Netflix highlighted their tacos al pastor so that’s what we ordered from all three taquerias to see which one we liked the best.
18. Tacos Los Güeros de Boturini
I’m not one to keep you in suspense so I’ll tell your straight up, the pastor from Los Güeros de Boturini was our favorite. I understand that taste is subjective but for us, theirs was the best. Not only were they the best along Lorenzo Boturini, but they were among the best pastor tacos we had anywhere in Mexico City. They were seriously delicious.
Of the three Lorenzo Boturini taquerias featured in this article, Los Güeros de Boturini opens the latest, at 4:30PM. They’re definitely worth the wait.
Tacos Los Güeros de Boturini
Address: Lorenzo Boturini 4354, Aeronáutica Militar, Venustiano Carranza, 15980 Ciudad de México, CDMX
Operating Hours: 4:30PM-1AM, Mon-Thurs / 4:30PM-4:30AM, Fri-Sat / 4PM-1AM, Sun
What to Order: Pastor, suadero, cabeza, tripa
What We Paid: MXN 18 per taco
19. El Gabacho Taqueria
Los Güeros de Boturini may have been our favorite but El Gabacho wasn’t far behind. Taste truly is subjective so we highly recommend going to all three to see which one suits you the best.
One thing we really liked about El Gabacho is that they serve their pineapple as a condiment on your table so you’re free to add as much as you like. Their salsas were ferociously hot as well.
El Gabacho opens at 2:30PM everyday.
El Gabacho Taqueria
Address: Lorenzo Boturini 659, Jardín Balbuena, Venustiano Carranza, 15900 Ciudad de México, CDMX
Operating Hours: 2:30PM-12MN, Thurs-Sun / 2:30-11:30PM, Mon-Wed
What to Order: Pastor, suadero, cabeza, tripa
What We Paid: MXN 18 per taco
20. El Pastorcito
The pastor tacos at El Pastorcito are delicious as well. Like El Gabacho, they offer their pineapple as a condiment on your table so you’re welcome to add as much as you like. The citrusy sweetness of the pineapple goes so well with the spiciness and smokiness of the pastor meat.

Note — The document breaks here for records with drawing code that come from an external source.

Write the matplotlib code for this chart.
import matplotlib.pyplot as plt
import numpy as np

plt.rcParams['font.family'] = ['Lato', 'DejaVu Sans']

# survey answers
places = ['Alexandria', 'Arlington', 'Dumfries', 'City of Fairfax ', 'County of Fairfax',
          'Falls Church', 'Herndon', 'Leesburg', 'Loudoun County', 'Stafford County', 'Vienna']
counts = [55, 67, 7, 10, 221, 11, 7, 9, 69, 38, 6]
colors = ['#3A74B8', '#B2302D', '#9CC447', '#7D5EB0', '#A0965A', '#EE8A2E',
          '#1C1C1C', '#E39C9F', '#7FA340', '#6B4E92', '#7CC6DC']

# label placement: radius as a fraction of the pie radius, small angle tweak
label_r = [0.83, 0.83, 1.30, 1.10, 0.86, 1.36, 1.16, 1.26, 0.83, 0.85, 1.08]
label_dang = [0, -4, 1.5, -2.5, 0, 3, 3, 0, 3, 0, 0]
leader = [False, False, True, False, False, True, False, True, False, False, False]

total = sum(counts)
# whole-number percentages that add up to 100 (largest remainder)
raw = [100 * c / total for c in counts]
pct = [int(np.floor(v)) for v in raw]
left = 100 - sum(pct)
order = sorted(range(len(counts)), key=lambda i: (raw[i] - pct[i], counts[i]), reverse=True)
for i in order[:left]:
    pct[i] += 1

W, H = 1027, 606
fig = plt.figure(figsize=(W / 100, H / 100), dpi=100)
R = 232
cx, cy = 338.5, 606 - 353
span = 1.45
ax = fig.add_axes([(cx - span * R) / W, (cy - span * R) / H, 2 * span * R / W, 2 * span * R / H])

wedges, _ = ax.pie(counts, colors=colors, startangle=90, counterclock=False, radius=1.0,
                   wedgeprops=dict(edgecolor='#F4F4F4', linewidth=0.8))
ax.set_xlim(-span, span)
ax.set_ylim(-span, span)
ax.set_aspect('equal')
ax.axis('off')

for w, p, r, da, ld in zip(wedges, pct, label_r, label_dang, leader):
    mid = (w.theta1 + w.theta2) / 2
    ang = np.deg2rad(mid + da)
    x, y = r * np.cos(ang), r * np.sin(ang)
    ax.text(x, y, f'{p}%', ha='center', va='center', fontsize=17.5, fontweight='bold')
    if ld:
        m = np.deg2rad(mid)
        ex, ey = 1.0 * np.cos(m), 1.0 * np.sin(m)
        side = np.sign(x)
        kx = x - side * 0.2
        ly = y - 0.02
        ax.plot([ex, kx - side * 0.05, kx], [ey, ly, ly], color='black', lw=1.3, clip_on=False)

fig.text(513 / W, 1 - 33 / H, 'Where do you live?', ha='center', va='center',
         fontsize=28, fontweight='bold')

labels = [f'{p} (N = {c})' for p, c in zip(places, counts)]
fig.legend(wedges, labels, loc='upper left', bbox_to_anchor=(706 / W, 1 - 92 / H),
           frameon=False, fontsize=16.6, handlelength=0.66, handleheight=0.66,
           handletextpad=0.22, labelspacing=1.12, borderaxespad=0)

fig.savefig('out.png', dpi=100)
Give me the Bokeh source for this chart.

El Pastorcito is located right next to El Gabacho. They open the earliest at 1PM so we recommend taking an Uber to Lorenzo Boturini Street at around 3:30-4PM so you don’t have to wait too long to go to all three taquerias.
Address: Lorenzo Boturini 4503, Aeronáutica Militar, Venustiano Carranza, 15970 Ciudad de México, CDMX
Operating Hours: 1PM-2:30AM, Mon-Thurs / 1PM-4:30AM, Fri-Sat / 1PM-12MN, Sun
What to Order: Pastor, suadero, cabeza, tripa
What We Paid: MXN 18 per taco
MEXICO CITY TACO MAP
To help you navigate to these taquerias in Mexico City, I’ve pinned them all on the map below. It includes many other restaurants as well that we’ll feature in an upcoming Mexico City restaurant guide. Click on the link for an interactive version of the map.
FINAL THOUGHTS ON THE BEST TACOS IN MEXICO CITY
As you can probably tell from this guide, we LOVE tacos. We could eat them everyday which is practically what we did on our last trip to Mexico City. Bite-sized and with lots of variety, we could never grow tired of them.
We’ll be in Mexico for at least another year so chances are, we’ll be eating our way through Mexico City again soon. We’ll definitely update and refine this guide after every visit though it probably won’t grow to more than 25 taquerias. The goal is to find the best tacos in Mexico City so quality, not quantity, is key.
In any case, I hope you enjoyed reading this guide as much as I enjoyed writing (and doing research for) it. If you’re from Mexico City and have suggestions on which taquerias to visit, then we’d love to hear from you.
Thanks for reading and have a delicious time eating the best tacos in Mexico City!